História de um torcedor do Náutico transtornado após a “Batalha dos Aflitos”, em 2005. Foto: Bobby Fabisak/JC Imagem/via UOL

História de um torcedor do Náutico transtornado após a “Batalha dos Aflitos”, em 2005. Foto: Bobby Fabisak/JC Imagem/via UOL

Escrevo este texto em Recife, a capital dos pernambucanos, de onde narrei o empate em 1 a 1, entre Náutico e ABC, pela série C do Campeonato Brasileiro. Enquanto preparava meus alfarrábios para a transmissão, procurava com os colegas no Estádio dos Aflitos lembranças sobre a fatídica derrota para o Grêmio, em 2005, no jogo conhecido como “Batalha dos Aflitos”. Como toda resenha traz grandes histórias, aqui divido uma delas com os amigos do Terceiro Tempo.

Jorge é “timbu” adoentado de tanta paixão; do alto dos seus 52 anos, vivera grandes triunfos e derrotas desanimadoras, principalmente nos dias atuais.

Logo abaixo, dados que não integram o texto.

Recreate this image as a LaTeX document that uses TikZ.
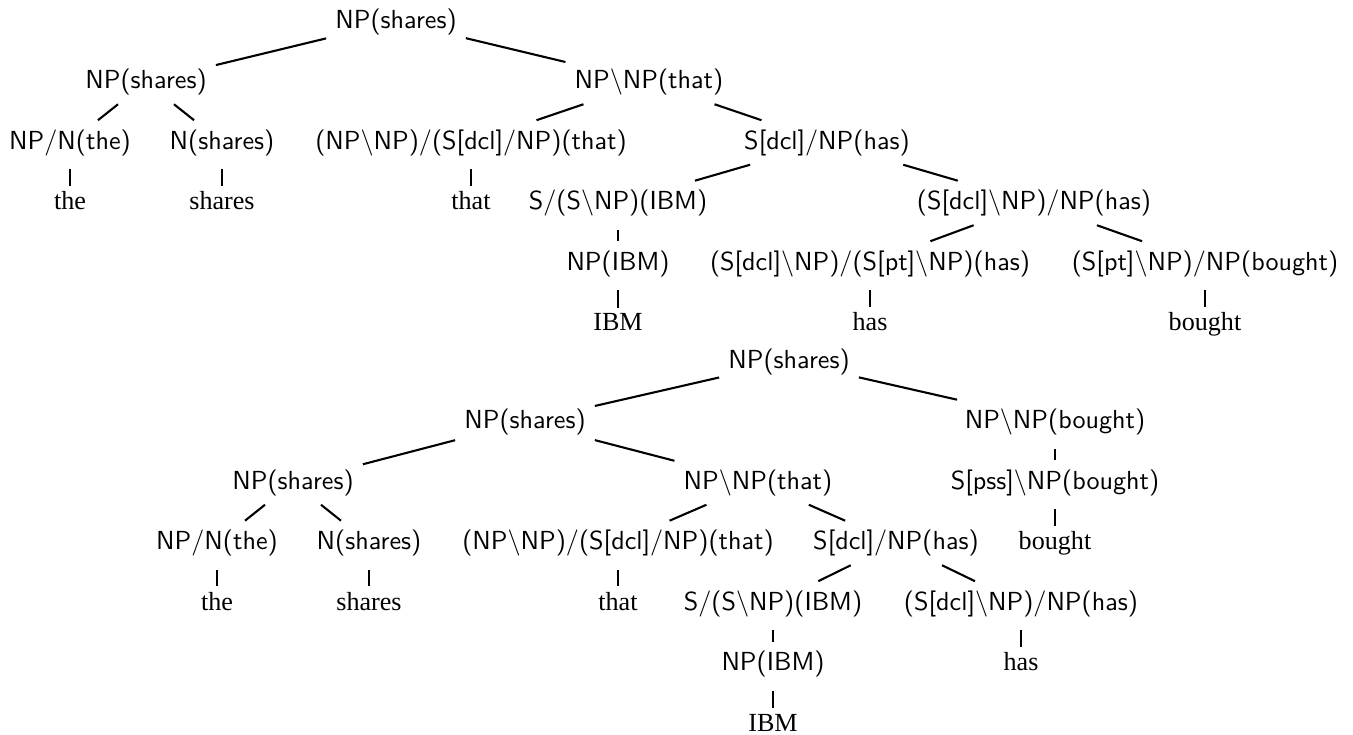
\documentclass[tikz,border=0pt]{standalone}
\usepackage{fontspec}
\setmainfont{Liberation Serif}
\usepackage{tikz}
\tikzset{
  catlabel/.style={font=\sffamily, anchor=base},
  leaf/.style={font=\rmfamily, anchor=base, inner sep=2pt},
  branch/.style={thick},
  unary/.style={thick, shorten <=1.8pt},
}
\newcommand{\bsl}{\textbackslash}

\begin{document}
\begin{tikzpicture}[x=0.383pt, y=-0.383pt]
\useasboundingbox (0,0) rectangle (1353,735);

% upper derivation
\node[catlabel] (a0) at (396,28) {NP(shares)};
\node[catlabel] (a1) at (146,88.5) {NP(shares)};
\node[catlabel] (a2) at (649,88.5) {NP\bsl NP(that)};
\node[catlabel] (a3) at (70,149) {NP/N(the)};
\node[catlabel] (a4) at (222,149) {N(shares)};
\node[catlabel] (a5) at (471,149) {(NP\bsl NP)/(S[dcl]/NP)(that)};
\node[catlabel] (a6) at (827,149) {S[dcl]/NP(has)};
\node[leaf] (a7) at (70,209.5) {the};
\node[leaf] (a8) at (222,209.5) {shares};
\node[leaf] (a9) at (471,209.5) {that};
\node[catlabel] (a10) at (618,209.5) {S/(S\bsl NP)(IBM)};
\node[catlabel] (a11) at (1034,209.5) {(S[dcl]\bsl NP)/NP(has)};
\node[catlabel] (a12) at (618,270) {NP(IBM)};
\node[catlabel] (a13) at (870,270) {(S[dcl]\bsl NP)/(S[pt]\bsl NP)(has)};
\node[catlabel] (a14) at (1205,270) {(S[pt]\bsl NP)/NP(bought)};
\node[leaf] (a15) at (618,330.5) {IBM};
\node[leaf] (a16) at (870,330.5) {has};
\node[leaf] (a17) at (1205,330.5) {bought};

\foreach \p/\c in {a0/a1, a0/a2, a1/a3, a1/a4, a2/a5, a2/a6, a6/a10, a6/a11,
    a11/a13, a11/a14}
  \draw[branch] (\p) -- (\c);
\foreach \p/\c in {a3/a7, a4/a8, a5/a9, a10/a12, a12/a15, a13/a16, a14/a17}
  \draw[unary] (\p) -- (\c);

% lower derivation
\node[catlabel] (b0) at (789,368) {NP(shares)};
\node[catlabel] (b1) at (525,428.5) {NP(shares)};
\node[catlabel] (b2) at (1055,428.5) {NP\bsl NP(bought)};
\node[catlabel] (b3) at (293,489) {NP(shares)};
\node[catlabel] (b4) at (758,489) {NP\bsl NP(that)};
\node[catlabel] (b5) at (1055,489) {S[pss]\bsl NP(bought)};
\node[catlabel] (b6) at (217,549.5) {NP/N(the)};
\node[catlabel] (b7) at (369,549.5) {N(shares)};
\node[catlabel] (b8) at (618,549.5) {(NP\bsl NP)/(S[dcl]/NP)(that)};
\node[catlabel] (b9) at (896,549.5) {S[dcl]/NP(has)};
\node[leaf] (b10) at (1055,549.5) {bought};
\node[leaf] (b11) at (217,610) {the};
\node[leaf] (b12) at (369,610) {shares};
\node[leaf] (b13) at (618,610) {that};
\node[catlabel] (b14) at (773,610) {S/(S\bsl NP)(IBM)};
\node[catlabel] (b15) at (1021,610) {(S[dcl]\bsl NP)/NP(has)};
\node[catlabel] (b16) at (773,670.5) {NP(IBM)};
\node[leaf] (b17) at (1021,670.5) {has};
\node[leaf] (b18) at (773,731) {IBM};

\foreach \p/\c in {b0/b1, b0/b2, b1/b3, b1/b4, b3/b6, b3/b7, b4/b8, b4/b9,
    b9/b14, b9/b15}
  \draw[branch] (\p) -- (\c);
\foreach \p/\c in {b2/b5, b5/b10, b6/b11, b7/b12, b8/b13, b14/b16, b15/b17, b16/b18}
  \draw[unary] (\p) -- (\c);
\end{tikzpicture}
\end{document}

Nenhum outro cotejo, no entanto, era tão esperado quanto aquele de 26 de novembro, 14 anos atrás. Era a rodada final da Série B naquele ano e o Náutico estava a um ponto do rival Santa Cruz (6), que era o segundo colocado. Apenas os dois melhores voltariam à elite do Brasileirão naquele ano e o Grêmio, líder, com nove pontos, era o adversário do alvirrubro. A chance de retornar à “Primeira Divisão” após 11 anos era vencer o tricolor gaúcho. Tinha que ser naquele sábado.

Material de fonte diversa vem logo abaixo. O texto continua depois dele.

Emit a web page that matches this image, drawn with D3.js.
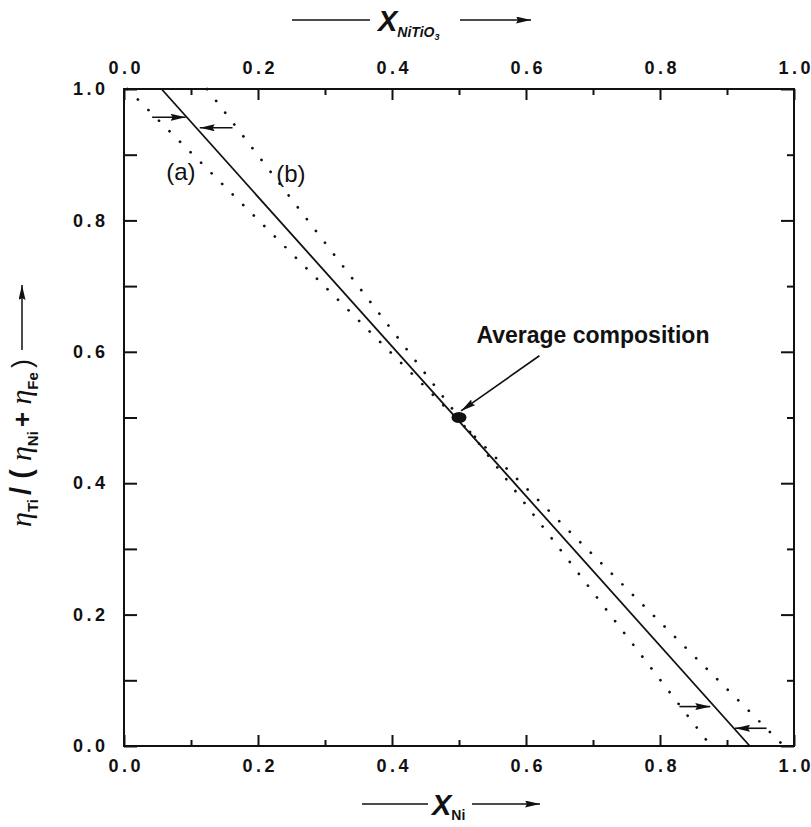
<!DOCTYPE html>
<html>
<head>
<meta charset="utf-8">
<script src="https://cdn.jsdelivr.net/npm/d3@7"></script>
<style>
  body { margin: 0; background: #fff; }
  text { font-family: "Liberation Sans", Arial, sans-serif; fill: #111; }
</style>
</head>
<body>
<script>
const margin = {top: 89, right: 17, bottom: 81, left: 124};
const canvasWidth = 811 - margin.left - margin.right;
const canvasHeight = 827 - margin.top - margin.bottom;

// tick values (both axes, top axis same as bottom)
const majorTicks = [0.0, 0.2, 0.4, 0.6, 0.8, 1.0];
const minorTicks = [0.1, 0.3, 0.5, 0.7, 0.9];

// lines
const solidLine = [{x: 0.056, y: 1.0}, {x: 0.934, y: 0.0}];
const dottedA = [{x: 0.005, y: 1.0}, {x: 0.985, y: 0.0}];
const dottedB = [{x: 0.124, y: 1.0}, {x: 0.876, y: 0.0}];
const avgPoint = {x: 0.5, y: 0.5};

// small horizontal arrows pointing at the solid line
const shiftArrows = [
    {x1: 0.042, x2: 0.092, y: 0.957},
    {x1: 0.162, x2: 0.113, y: 0.941},
    {x1: 0.829, x2: 0.875, y: 0.060},
    {x1: 0.959, x2: 0.912, y: 0.027}
];
const lineLabels = [
    {text: "(a)", x: 0.085, y: 0.861},
    {text: "(b)", x: 0.249, y: 0.858}
];
const avgLabel = {text: "Average composition", x: 0.526, y: 0.614};
const avgArrow = {x1: 0.62, y1: 0.594, x2: 0.503, y2: 0.51};

let svg = d3.select("body")
            .append("svg")
            .attr("width", 811)
            .attr("height", 827);

// arrowhead marker
let defs = svg.append("defs");
defs.append("marker")
    .attr("id", "head")
    .attr("markerUnits", "userSpaceOnUse")
    .attr("viewBox", "0 0 15 7")
    .attr("markerWidth", 15)
    .attr("markerHeight", 7)
    .attr("refX", 15)
    .attr("refY", 3.5)
    .attr("orient", "auto")
    .append("path")
    .attr("d", "M0,0 L15,3.5 L0,7 L2,3.5 Z")
    .attr("fill", "#111");

let g = svg.append("g")
           .attr("transform", "translate(" + margin.left + "," + margin.top + ")");

let xScale = d3.scaleLinear().domain([0, 1]).range([0, canvasWidth]);
let yScale = d3.scaleLinear().domain([0, 1]).range([canvasHeight, 0]);

// frame
g.append("rect")
 .attr("width", canvasWidth)
 .attr("height", canvasHeight)
 .attr("fill", "none")
 .attr("stroke", "#111")
 .attr("stroke-width", 2);

// axes (inward ticks, all four sides)
function tickAxis(axisFn, values, size, labels) {
    return axisFn.tickValues(values)
                 .tickSize(size)
                 .tickFormat(labels ? d3.format(".1f") : "");
}

// wide tracking between characters, without a trailing gap
const spacing = 3.5;
const tickFont = (sel) => sel.selectAll("text")
    .style("font-size", "18px")
    .style("font-weight", "bold")
    .attr("fill", "#111")
    .each(function() {
        let t = d3.select(this);
        let s = t.text();
        t.text("");
        s.split("").forEach((c, i) => t.append("tspan").attr("dx", i ? spacing : 0).text(c));
    });

// bottom
let bottomAxis = g.append("g").attr("transform", "translate(0," + canvasHeight + ")");
bottomAxis.append("g").call(tickAxis(d3.axisTop(xScale), majorTicks, 11, false));
bottomAxis.append("g").call(tickAxis(d3.axisTop(xScale), minorTicks, 6, false));
bottomAxis.append("g").call(tickAxis(d3.axisBottom(xScale), majorTicks, 0, true))
      .call(s => s.selectAll("text").attr("y", 13))
      .call(tickFont);

// top
let topAxis = g.append("g");
topAxis.append("g").call(tickAxis(d3.axisBottom(xScale), majorTicks, 11, false));
topAxis.append("g").call(tickAxis(d3.axisBottom(xScale), minorTicks, 6, false));
topAxis.append("g").call(tickAxis(d3.axisTop(xScale), majorTicks, 0, true))
   .call(s => s.selectAll("text").attr("y", -15))
   .call(tickFont);

// left
let leftAxis = g.append("g");
leftAxis.append("g").call(tickAxis(d3.axisRight(yScale), majorTicks, 13, false));
leftAxis.append("g").call(tickAxis(d3.axisRight(yScale), minorTicks, 13, false));
leftAxis.append("g").call(tickAxis(d3.axisLeft(yScale), majorTicks, 0, true))
    .call(s => s.selectAll("text").attr("x", -19))
    .call(tickFont);

// right
let rightAxis = g.append("g").attr("transform", "translate(" + canvasWidth + ",0)");
rightAxis.append("g").call(tickAxis(d3.axisLeft(yScale), majorTicks, 13, false));
rightAxis.append("g").call(tickAxis(d3.axisLeft(yScale), minorTicks, 7, false));

g.selectAll(".domain").remove();
g.selectAll(".tick line").attr("stroke", "#111").attr("stroke-width", 2);

// data lines
let line = d3.line().x(d => xScale(d.x)).y(d => yScale(d.y));

g.append("path")
 .datum(solidLine)
 .attr("d", line)
 .attr("fill", "none")
 .attr("stroke", "#111")
 .attr("stroke-width", 1.8);

[dottedA, dottedB].forEach(data => {
    g.append("path")
     .datum(data)
     .attr("d", line)
     .attr("fill", "none")
     .attr("stroke", "#111")
     .attr("stroke-width", 2.7)
     .attr("stroke-linecap", "round")
     .attr("stroke-dasharray", "0.1,14.8");
});

// arrows toward the line
g.selectAll(".shift")
 .data(shiftArrows)
 .enter()
 .append("line")
 .attr("class", "shift")
 .attr("x1", d => xScale(d.x1))
 .attr("x2", d => xScale(d.x2))
 .attr("y1", d => yScale(d.y))
 .attr("y2", d => yScale(d.y))
 .attr("stroke", "#111")
 .attr("stroke-width", 1.6)
 .attr("marker-end", "url(#head)");

// (a) (b)
g.selectAll(".lbl")
 .data(lineLabels)
 .enter()
 .append("text")
 .attr("class", "lbl")
 .attr("x", d => xScale(d.x))
 .attr("y", d => yScale(d.y))
 .attr("text-anchor", "middle")
 .style("font-size", "24px")
 .text(d => d.text);

// average composition
g.append("ellipse")
 .attr("cx", xScale(avgPoint.x))
 .attr("cy", yScale(avgPoint.y))
 .attr("rx", 7.5)
 .attr("ry", 5.5)
 .attr("fill", "#111");

g.append("line")
 .attr("x1", xScale(avgArrow.x1))
 .attr("y1", yScale(avgArrow.y1))
 .attr("x2", xScale(avgArrow.x2))
 .attr("y2", yScale(avgArrow.y2))
 .attr("stroke", "#111")
 .attr("stroke-width", 1.6)
 .attr("marker-end", "url(#head)");

g.append("text")
 .attr("x", xScale(avgLabel.x))
 .attr("y", yScale(avgLabel.y))
 .style("font-size", "23px")
 .style("font-weight", "bold")
 .text(avgLabel.text);

// top title: ---- X_NiTiO3 ---->
svg.append("line").attr("x1", 292).attr("x2", 370).attr("y1", 20).attr("y2", 20)
   .attr("stroke", "#111").attr("stroke-width", 1.5);
let topTitle = svg.append("text")
    .attr("x", 378).attr("y", 31)
    .style("font-weight", "bold").style("font-style", "italic");
topTitle.append("tspan").style("font-size", "29px").text("X");
topTitle.append("tspan").style("font-size", "14px").attr("dy", 6).text("NiTiO");
topTitle.append("tspan").style("font-size", "9px").attr("dy", 3).text("3");
svg.append("line").attr("x1", 460).attr("x2", 531).attr("y1", 20).attr("y2", 20)
   .attr("stroke", "#111").attr("stroke-width", 1.5).attr("marker-end", "url(#head)");

// bottom title: ---- X_Ni ---->
svg.append("line").attr("x1", 362).attr("x2", 428).attr("y1", 804).attr("y2", 804)
   .attr("stroke", "#111").attr("stroke-width", 1.5);
let botTitle = svg.append("text")
    .attr("x", 432).attr("y", 815)
    .style("font-weight", "bold");
botTitle.append("tspan").style("font-size", "29px").style("font-style", "italic").text("X");
botTitle.append("tspan").style("font-size", "14px").attr("dy", 5).text("Ni");
svg.append("line").attr("x1", 472).attr("x2", 540).attr("y1", 804).attr("y2", 804)
   .attr("stroke", "#111").attr("stroke-width", 1.5).attr("marker-end", "url(#head)");

// y title: eta_Ti / ( eta_Ni + eta_Fe ) ---->
let yTitle = svg.append("text")
    .attr("transform", "translate(31,527) rotate(-90)");
const eta = (sel) => sel.append("tspan")
    .style("font-family", "'Liberation Serif', serif")
    .style("font-style", "italic")
    .style("font-size", "30px")
    .text("\u03B7");
const sub = (sel, t) => {
    sel.append("tspan").attr("dy", 7).style("font-size", "15px").style("font-weight", "bold").text(t);
    sel.append("tspan").attr("dy", -7).style("font-size", "15px").text(" ");
};
eta(yTitle); sub(yTitle, "Ti");
yTitle.append("tspan").style("font-size", "29px").style("font-weight", "bold").text("/ ( ");
eta(yTitle); sub(yTitle, "Ni");
yTitle.append("tspan").style("font-size", "26px").style("font-weight", "bold").text("+ ");
eta(yTitle); sub(yTitle, "Fe");
yTitle.append("tspan").style("font-size", "27px").text(" )");

svg.append("line").attr("x1", 22).attr("x2", 22).attr("y1", 350).attr("y2", 285)
   .attr("stroke", "#111").attr("stroke-width", 1.5).attr("marker-end", "url(#head)");
</script>
</body>
</html>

A “capital dos naufrágios” vivia uma tarde impensável nos dias atuais, já que Náutico e Santa Cruz jogavam no mesmo dia e horário em seus estádios. O cobra-coral pegava a Portuguesa paulista, com chances de acesso, olhando de soslaio o duelo dos Aflitos, porque uma derrota gremista dava-lhe o título da “Segundona”. Cidade agitada e um clima de Copa Libertadores no bairro do Espinheiro, região nobre. E Jorge lá, “recepcionando” dirigentes e delegação gremista com palavras impublicáveis, daquelas que não dizemos nem em pensamento; em tempo, jamais reproduzira comportamento tão hostil, porém, o momento urgia participação heroica de todos.

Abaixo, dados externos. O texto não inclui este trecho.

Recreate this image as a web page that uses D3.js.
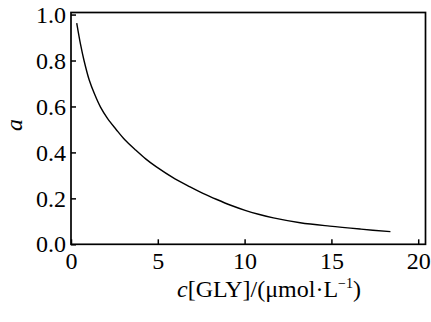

Bola rolando, radinho ligado, Jorge aflito comia salgadinhos, unhas e dedos para contornar a ansiedade. O cronômetro marcava 34 minutos do segundo tempo e o árbitro Djalma Beltrami marcou pênalti para o Náutico após Nunes supostamente botar a mão na bola. Confusão total em campo, com o autor do penal, Domingos e Nunes expulsos. Palpitações faziam quase explodir o peito do nosso herói durante os 25 minutos entre a marcação e a cobrança. Pensava: “Eles agora com sete jogadores, um a zero para nós, está acabado, voltamos, meu Deus”. No Arruda, torcedores do Santa Cruz comemoravam o título antecipadamente, já que bateram a Lusa por 2 a 1. Teve volta olímpica e troféu improvisado.

Em campo, o caos estabelecido com o Grêmio pensando em melar o jogo, tirando o time de campo. Idas e vindas, Jorge acusava situação de quase enfarto com suador intenso e palidez completa. Sentava e levantava como um cuco. Acalmados os ânimos em campo, Ademar, lateral de ofício, foi o escolhido para a batida. Galato defendeu, armou um contra-ataque e Anderson, contra atônitos zagueiros e torcedores timbus, abria o placar. Em 71 segundos, o êxtase deu lugar à decepção incrédula, logo após aquele gol, o mundo de Jorge era dragado para um buraco negro, vazio, gelado, pungente. O apito final decretou a sentença de morte: o Náutico permanece na Série B e o Grêmio, perto da falência econômica, subira.

Jorge pediu um táxi para voltar a Boa Viagem, onde morava; decerto nem percebeu como entrou no carro. Durante o trajeto de 10 quilômetros, uma voz lhe martelava a cabeça de súbito, fechando as portas da mente para qualquer outro pensamento. Lembra-se apenas da preocupação do condutor, atônito com seu passageiro durante a viagem, perguntando: “Senhor, quer que chame um médico? Estás passando mal”? Teria eu feito o mesmo ao ver meu passageiro gritando durante 25 minutos: “Não é possível! Não é possível”. De fato, não era caso para cardiologista, foi sim para psicanalista.